What you have to do
Reproduce each line exactly. Skip none.

Records:
• • •
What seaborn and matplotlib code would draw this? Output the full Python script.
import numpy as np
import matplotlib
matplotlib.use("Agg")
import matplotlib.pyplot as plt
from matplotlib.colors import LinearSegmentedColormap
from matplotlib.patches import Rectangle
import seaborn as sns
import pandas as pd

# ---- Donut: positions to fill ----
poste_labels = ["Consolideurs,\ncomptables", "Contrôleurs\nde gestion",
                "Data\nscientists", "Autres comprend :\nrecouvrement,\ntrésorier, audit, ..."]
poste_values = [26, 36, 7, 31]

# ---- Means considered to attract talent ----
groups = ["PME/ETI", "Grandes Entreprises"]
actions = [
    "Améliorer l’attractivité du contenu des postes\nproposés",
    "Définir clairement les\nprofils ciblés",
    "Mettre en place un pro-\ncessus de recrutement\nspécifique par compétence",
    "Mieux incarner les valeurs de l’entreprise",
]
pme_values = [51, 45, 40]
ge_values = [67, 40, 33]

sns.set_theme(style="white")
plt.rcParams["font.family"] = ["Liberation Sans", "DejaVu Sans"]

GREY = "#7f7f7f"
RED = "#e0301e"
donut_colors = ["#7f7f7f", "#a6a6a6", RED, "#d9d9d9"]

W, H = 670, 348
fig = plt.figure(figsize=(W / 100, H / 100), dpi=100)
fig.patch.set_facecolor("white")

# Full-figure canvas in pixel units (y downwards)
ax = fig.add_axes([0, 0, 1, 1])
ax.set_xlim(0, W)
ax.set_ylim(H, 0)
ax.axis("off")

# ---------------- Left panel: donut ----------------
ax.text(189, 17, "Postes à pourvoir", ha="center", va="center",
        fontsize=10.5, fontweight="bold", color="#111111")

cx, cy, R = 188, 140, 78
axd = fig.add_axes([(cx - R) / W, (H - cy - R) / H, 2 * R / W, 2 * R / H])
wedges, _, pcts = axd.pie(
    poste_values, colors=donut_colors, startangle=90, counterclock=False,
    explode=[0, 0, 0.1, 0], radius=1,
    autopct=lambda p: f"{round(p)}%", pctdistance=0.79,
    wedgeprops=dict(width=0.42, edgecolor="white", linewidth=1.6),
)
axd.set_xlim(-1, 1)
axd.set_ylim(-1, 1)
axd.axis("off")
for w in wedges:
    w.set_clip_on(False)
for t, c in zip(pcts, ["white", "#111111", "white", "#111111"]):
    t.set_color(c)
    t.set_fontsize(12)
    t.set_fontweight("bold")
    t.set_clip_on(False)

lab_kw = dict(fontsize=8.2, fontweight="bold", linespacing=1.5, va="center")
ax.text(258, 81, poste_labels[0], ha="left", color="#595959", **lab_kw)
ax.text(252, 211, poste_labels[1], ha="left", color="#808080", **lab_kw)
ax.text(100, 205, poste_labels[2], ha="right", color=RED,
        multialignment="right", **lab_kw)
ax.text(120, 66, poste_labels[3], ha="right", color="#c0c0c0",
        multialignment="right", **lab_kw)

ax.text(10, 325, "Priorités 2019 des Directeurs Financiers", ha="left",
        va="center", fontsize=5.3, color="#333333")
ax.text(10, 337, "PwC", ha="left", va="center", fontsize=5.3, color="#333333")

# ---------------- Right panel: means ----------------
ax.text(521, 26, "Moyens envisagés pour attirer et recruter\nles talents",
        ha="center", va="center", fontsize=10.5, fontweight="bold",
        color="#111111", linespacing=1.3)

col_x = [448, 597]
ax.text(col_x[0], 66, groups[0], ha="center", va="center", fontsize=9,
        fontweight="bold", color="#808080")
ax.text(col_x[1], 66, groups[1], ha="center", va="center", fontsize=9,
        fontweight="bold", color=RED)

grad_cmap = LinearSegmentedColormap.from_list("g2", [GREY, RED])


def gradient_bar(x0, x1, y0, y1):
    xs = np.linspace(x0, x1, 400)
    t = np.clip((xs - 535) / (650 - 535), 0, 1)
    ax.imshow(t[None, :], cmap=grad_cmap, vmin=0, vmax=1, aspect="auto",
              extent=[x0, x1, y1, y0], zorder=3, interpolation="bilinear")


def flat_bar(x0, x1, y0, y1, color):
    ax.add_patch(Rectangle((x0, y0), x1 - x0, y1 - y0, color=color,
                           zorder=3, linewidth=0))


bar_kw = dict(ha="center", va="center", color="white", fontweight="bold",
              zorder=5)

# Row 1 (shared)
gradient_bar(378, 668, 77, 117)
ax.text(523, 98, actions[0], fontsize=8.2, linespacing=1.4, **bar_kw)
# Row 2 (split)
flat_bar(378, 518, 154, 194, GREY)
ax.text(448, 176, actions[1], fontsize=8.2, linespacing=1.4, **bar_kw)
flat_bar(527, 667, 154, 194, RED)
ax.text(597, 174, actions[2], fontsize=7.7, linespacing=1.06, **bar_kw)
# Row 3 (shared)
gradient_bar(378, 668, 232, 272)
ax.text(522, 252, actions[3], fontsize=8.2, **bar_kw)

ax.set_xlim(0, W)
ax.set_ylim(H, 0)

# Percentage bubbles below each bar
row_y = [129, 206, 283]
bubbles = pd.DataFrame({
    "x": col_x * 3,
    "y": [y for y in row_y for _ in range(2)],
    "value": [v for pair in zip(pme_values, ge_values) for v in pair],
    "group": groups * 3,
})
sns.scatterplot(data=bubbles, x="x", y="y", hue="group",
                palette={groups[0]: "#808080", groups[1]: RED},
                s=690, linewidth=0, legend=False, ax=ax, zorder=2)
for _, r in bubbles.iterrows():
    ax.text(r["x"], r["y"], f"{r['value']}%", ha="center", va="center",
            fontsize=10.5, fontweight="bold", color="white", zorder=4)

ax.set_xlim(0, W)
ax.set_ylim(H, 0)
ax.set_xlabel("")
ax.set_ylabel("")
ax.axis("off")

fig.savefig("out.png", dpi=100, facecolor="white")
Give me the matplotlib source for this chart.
• • •
Solution for this problem
What seaborn and matplotlib code would draw this? Output the full Python script.
import numpy as np
import matplotlib
matplotlib.use("Agg")
import matplotlib.pyplot as plt
from matplotlib.colors import LinearSegmentedColormap
from matplotlib.patches import Rectangle
import seaborn as sns
import pandas as pd

# ---- Donut: positions to fill ----
poste_labels = ["Consolideurs,\ncomptables", "Contrôleurs\nde gestion",
                "Data\nscientists", "Autres comprend :\nrecouvrement,\ntrésorier, audit, ..."]
poste_values = [26, 36, 7, 31]

# ---- Means considered to attract talent ----
groups = ["PME/ETI", "Grandes Entreprises"]
actions = [
    "Améliorer l’attractivité du contenu des postes\nproposés",
    "Définir clairement les\nprofils ciblés",
    "Mettre en place un pro-\ncessus de recrutement\nspécifique par compétence",
    "Mieux incarner les valeurs de l’entreprise",
]
pme_values = [51, 45, 40]
ge_values = [67, 40, 33]

sns.set_theme(style="white")
plt.rcParams["font.family"] = ["Liberation Sans", "DejaVu Sans"]

GREY = "#7f7f7f"
RED = "#e0301e"
donut_colors = ["#7f7f7f", "#a6a6a6", RED, "#d9d9d9"]

W, H = 670, 348
fig = plt.figure(figsize=(W / 100, H / 100), dpi=100)
fig.patch.set_facecolor("white")

# Full-figure canvas in pixel units (y downwards)
ax = fig.add_axes([0, 0, 1, 1])
ax.set_xlim(0, W)
ax.set_ylim(H, 0)
ax.axis("off")

# ---------------- Left panel: donut ----------------
ax.text(189, 17, "Postes à pourvoir", ha="center", va="center",
        fontsize=10.5, fontweight="bold", color="#111111")

cx, cy, R = 188, 140, 78
axd = fig.add_axes([(cx - R) / W, (H - cy - R) / H, 2 * R / W, 2 * R / H])
wedges, _, pcts = axd.pie(
    poste_values, colors=donut_colors, startangle=90, counterclock=False,
    explode=[0, 0, 0.1, 0], radius=1,
    autopct=lambda p: f"{round(p)}%", pctdistance=0.79,
    wedgeprops=dict(width=0.42, edgecolor="white", linewidth=1.6),
)
axd.set_xlim(-1, 1)
axd.set_ylim(-1, 1)
axd.axis("off")
for w in wedges:
    w.set_clip_on(False)
for t, c in zip(pcts, ["white", "#111111", "white", "#111111"]):
    t.set_color(c)
    t.set_fontsize(12)
    t.set_fontweight("bold")
    t.set_clip_on(False)

lab_kw = dict(fontsize=8.2, fontweight="bold", linespacing=1.5, va="center")
ax.text(258, 81, poste_labels[0], ha="left", color="#595959", **lab_kw)
ax.text(252, 211, poste_labels[1], ha="left", color="#808080", **lab_kw)
ax.text(100, 205, poste_labels[2], ha="right", color=RED,
        multialignment="right", **lab_kw)
ax.text(120, 66, poste_labels[3], ha="right", color="#c0c0c0",
        multialignment="right", **lab_kw)

ax.text(10, 325, "Priorités 2019 des Directeurs Financiers", ha="left",
        va="center", fontsize=5.3, color="#333333")
ax.text(10, 337, "PwC", ha="left", va="center", fontsize=5.3, color="#333333")

# ---------------- Right panel: means ----------------
ax.text(521, 26, "Moyens envisagés pour attirer et recruter\nles talents",
        ha="center", va="center", fontsize=10.5, fontweight="bold",
        color="#111111", linespacing=1.3)

col_x = [448, 597]
ax.text(col_x[0], 66, groups[0], ha="center", va="center", fontsize=9,
        fontweight="bold", color="#808080")
ax.text(col_x[1], 66, groups[1], ha="center", va="center", fontsize=9,
        fontweight="bold", color=RED)

grad_cmap = LinearSegmentedColormap.from_list("g2", [GREY, RED])


def gradient_bar(x0, x1, y0, y1):
    xs = np.linspace(x0, x1, 400)
    t = np.clip((xs - 535) / (650 - 535), 0, 1)
    ax.imshow(t[None, :], cmap=grad_cmap, vmin=0, vmax=1, aspect="auto",
              extent=[x0, x1, y1, y0], zorder=3, interpolation="bilinear")


def flat_bar(x0, x1, y0, y1, color):
    ax.add_patch(Rectangle((x0, y0), x1 - x0, y1 - y0, color=color,
                           zorder=3, linewidth=0))


bar_kw = dict(ha="center", va="center", color="white", fontweight="bold",
              zorder=5)

# Row 1 (shared)
gradient_bar(378, 668, 77, 117)
ax.text(523, 98, actions[0], fontsize=8.2, linespacing=1.4, **bar_kw)
# Row 2 (split)
flat_bar(378, 518, 154, 194, GREY)
ax.text(448, 176, actions[1], fontsize=8.2, linespacing=1.4, **bar_kw)
flat_bar(527, 667, 154, 194, RED)
ax.text(597, 174, actions[2], fontsize=7.7, linespacing=1.06, **bar_kw)
# Row 3 (shared)
gradient_bar(378, 668, 232, 272)
ax.text(522, 252, actions[3], fontsize=8.2, **bar_kw)

ax.set_xlim(0, W)
ax.set_ylim(H, 0)

# Percentage bubbles below each bar
row_y = [129, 206, 283]
bubbles = pd.DataFrame({
    "x": col_x * 3,
    "y": [y for y in row_y for _ in range(2)],
    "value": [v for pair in zip(pme_values, ge_values) for v in pair],
    "group": groups * 3,
})
sns.scatterplot(data=bubbles, x="x", y="y", hue="group",
                palette={groups[0]: "#808080", groups[1]: RED},
                s=690, linewidth=0, legend=False, ax=ax, zorder=2)
for _, r in bubbles.iterrows():
    ax.text(r["x"], r["y"], f"{r['value']}%", ha="center", va="center",
            fontsize=10.5, fontweight="bold", color="white", zorder=4)

ax.set_xlim(0, W)
ax.set_ylim(H, 0)
ax.set_xlabel("")
ax.set_ylabel("")
ax.axis("off")

fig.savefig("out.png", dpi=100, facecolor="white")
Give me the matplotlib source for this chart.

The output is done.